Exercise requirements
Copy out each line in the material below that has the word "chart".

Data lines
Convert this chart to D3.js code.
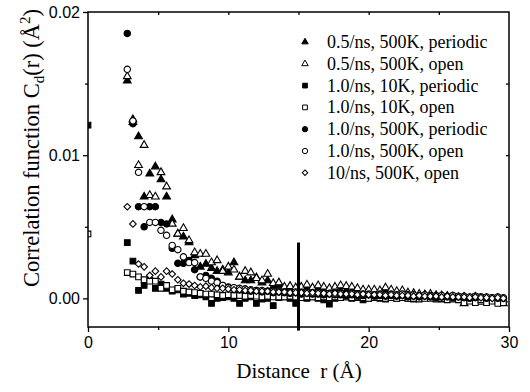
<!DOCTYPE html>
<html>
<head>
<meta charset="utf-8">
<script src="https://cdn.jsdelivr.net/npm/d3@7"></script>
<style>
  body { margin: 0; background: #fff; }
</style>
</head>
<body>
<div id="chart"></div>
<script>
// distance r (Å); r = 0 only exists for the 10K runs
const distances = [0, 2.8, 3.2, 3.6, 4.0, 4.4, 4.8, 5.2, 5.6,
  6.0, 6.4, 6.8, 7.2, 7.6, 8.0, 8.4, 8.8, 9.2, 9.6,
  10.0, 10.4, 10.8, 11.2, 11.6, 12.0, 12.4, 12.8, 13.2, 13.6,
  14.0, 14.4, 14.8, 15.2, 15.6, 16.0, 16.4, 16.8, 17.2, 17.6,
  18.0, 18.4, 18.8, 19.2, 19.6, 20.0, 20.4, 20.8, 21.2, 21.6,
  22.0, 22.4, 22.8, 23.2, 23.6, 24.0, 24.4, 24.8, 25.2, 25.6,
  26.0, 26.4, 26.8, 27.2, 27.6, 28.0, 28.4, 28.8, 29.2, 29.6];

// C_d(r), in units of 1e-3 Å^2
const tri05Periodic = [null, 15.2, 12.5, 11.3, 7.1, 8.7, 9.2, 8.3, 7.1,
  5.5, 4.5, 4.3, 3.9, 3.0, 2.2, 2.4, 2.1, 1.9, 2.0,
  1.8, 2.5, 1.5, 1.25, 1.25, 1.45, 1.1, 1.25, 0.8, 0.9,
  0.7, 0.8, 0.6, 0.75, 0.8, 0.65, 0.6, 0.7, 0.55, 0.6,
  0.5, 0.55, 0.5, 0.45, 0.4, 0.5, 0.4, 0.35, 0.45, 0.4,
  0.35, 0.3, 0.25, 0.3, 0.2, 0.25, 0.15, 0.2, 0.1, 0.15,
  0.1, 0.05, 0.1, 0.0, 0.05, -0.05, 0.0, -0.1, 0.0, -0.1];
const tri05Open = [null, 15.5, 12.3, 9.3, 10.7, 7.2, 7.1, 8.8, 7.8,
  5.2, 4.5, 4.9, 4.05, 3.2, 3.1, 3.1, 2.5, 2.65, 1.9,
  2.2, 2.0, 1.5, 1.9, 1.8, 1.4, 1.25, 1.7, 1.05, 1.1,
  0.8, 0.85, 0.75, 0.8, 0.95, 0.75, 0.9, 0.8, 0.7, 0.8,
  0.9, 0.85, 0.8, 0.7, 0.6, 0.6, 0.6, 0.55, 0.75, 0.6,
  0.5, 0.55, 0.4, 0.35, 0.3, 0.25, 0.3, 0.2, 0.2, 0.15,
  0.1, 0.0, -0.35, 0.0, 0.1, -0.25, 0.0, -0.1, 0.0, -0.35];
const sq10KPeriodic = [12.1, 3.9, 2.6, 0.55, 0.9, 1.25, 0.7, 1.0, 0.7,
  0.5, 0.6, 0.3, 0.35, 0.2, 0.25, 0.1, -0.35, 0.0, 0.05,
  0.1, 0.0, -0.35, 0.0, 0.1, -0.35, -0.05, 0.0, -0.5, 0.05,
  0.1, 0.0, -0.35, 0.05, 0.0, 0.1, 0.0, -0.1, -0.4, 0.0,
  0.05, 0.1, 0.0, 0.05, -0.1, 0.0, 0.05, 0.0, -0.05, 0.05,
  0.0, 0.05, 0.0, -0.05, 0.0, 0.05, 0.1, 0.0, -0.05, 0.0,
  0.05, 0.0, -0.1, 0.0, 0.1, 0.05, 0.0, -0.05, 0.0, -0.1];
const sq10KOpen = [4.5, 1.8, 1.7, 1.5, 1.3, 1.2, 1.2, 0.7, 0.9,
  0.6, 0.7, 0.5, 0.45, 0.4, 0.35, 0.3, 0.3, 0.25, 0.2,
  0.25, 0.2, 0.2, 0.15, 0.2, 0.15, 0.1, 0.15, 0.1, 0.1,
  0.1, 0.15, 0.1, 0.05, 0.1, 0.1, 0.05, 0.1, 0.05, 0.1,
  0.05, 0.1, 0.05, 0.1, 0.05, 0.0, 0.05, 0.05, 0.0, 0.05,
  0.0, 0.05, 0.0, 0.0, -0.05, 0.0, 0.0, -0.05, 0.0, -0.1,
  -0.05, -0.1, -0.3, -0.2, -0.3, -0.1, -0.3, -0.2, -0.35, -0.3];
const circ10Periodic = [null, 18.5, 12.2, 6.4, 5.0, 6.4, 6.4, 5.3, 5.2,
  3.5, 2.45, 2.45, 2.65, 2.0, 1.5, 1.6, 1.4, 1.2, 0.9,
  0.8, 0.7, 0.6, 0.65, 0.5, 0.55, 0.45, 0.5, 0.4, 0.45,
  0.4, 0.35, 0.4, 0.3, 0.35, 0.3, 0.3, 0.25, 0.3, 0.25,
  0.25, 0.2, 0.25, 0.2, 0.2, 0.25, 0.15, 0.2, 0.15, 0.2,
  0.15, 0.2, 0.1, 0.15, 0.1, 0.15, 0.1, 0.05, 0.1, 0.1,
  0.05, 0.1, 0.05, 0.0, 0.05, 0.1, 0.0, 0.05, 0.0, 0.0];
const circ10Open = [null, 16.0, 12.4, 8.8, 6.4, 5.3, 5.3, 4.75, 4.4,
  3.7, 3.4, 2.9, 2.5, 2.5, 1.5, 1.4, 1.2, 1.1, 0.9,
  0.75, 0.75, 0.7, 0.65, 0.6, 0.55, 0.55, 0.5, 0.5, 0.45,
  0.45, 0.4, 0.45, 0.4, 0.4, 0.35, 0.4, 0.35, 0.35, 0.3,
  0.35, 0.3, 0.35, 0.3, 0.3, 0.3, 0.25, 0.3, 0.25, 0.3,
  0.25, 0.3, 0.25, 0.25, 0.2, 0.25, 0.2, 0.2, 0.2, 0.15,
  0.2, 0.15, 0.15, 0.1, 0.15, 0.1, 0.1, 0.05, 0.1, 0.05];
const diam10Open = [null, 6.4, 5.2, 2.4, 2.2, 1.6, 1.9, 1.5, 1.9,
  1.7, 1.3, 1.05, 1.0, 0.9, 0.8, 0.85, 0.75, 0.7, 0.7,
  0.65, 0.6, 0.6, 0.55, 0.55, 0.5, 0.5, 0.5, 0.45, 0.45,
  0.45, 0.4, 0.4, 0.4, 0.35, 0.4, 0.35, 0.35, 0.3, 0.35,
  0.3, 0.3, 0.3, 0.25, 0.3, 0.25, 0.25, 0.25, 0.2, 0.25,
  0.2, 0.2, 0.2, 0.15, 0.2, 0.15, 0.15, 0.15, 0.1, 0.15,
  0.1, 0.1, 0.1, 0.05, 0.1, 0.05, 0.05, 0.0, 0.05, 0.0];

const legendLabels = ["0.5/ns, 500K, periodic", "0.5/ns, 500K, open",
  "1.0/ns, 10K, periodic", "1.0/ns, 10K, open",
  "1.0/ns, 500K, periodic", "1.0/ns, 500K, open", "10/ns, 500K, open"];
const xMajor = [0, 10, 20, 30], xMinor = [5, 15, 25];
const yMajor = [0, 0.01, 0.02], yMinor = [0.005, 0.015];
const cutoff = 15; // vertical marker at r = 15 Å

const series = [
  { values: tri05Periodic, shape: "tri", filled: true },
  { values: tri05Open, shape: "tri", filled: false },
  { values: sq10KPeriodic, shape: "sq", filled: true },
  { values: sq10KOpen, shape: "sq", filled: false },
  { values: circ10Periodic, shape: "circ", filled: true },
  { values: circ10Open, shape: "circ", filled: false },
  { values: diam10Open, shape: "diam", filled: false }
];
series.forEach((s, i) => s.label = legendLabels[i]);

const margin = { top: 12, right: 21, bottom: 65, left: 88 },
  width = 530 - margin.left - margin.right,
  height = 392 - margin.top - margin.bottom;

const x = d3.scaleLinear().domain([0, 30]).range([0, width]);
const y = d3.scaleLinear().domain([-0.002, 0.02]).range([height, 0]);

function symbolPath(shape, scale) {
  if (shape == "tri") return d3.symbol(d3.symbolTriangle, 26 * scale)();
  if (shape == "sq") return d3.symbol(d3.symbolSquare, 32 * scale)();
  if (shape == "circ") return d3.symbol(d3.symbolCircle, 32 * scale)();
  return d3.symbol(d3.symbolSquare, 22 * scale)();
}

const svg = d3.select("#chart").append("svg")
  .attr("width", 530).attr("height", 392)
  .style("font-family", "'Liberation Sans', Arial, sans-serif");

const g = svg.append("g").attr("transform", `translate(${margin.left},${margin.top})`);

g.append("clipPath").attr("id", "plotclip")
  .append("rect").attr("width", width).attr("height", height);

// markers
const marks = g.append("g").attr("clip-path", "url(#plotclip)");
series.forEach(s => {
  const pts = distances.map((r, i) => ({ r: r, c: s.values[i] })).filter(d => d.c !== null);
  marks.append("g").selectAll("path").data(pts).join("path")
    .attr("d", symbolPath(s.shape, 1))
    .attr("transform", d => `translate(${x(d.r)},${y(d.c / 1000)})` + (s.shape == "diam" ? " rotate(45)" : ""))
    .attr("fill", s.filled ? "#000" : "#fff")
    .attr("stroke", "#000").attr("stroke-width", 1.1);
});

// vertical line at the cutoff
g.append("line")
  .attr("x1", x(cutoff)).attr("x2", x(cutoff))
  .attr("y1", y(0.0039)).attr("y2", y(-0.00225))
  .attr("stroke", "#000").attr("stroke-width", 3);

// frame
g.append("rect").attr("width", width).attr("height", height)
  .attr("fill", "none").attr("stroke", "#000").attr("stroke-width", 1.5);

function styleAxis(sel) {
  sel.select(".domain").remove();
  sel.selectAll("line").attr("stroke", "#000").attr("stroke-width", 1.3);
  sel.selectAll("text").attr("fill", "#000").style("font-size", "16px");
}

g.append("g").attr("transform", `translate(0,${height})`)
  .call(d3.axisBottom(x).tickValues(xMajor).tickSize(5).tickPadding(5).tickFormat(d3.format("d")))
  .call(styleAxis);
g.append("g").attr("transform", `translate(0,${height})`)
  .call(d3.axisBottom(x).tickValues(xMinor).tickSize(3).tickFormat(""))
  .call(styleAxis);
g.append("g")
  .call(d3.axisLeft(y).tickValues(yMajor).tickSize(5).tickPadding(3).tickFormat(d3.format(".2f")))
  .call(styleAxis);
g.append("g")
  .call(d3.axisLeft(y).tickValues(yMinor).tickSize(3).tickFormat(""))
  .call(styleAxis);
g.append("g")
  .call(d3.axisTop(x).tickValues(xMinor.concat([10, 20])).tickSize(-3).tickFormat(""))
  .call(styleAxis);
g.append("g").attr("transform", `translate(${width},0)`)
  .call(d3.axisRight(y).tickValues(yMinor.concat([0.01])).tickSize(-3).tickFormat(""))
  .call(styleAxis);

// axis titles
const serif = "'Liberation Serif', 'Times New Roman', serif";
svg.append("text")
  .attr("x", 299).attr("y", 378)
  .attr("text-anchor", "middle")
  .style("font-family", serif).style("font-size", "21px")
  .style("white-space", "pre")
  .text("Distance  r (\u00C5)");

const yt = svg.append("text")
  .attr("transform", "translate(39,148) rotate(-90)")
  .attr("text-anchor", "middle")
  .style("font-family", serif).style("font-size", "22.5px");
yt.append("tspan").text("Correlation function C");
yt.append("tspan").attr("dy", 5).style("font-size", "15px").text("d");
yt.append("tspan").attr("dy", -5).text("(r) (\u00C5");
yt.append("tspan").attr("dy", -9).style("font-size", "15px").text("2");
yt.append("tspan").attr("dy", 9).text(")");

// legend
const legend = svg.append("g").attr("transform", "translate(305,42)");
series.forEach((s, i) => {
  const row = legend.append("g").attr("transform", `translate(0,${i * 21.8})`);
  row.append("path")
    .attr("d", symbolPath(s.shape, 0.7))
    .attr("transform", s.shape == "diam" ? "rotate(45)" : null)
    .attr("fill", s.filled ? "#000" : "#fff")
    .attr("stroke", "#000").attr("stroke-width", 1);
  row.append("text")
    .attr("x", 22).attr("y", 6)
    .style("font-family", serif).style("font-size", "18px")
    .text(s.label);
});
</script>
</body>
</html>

Output of the exercise
Convert this chart to D3.js code.
<div id="chart"></div>
const svg = d3.select("#chart").append("svg")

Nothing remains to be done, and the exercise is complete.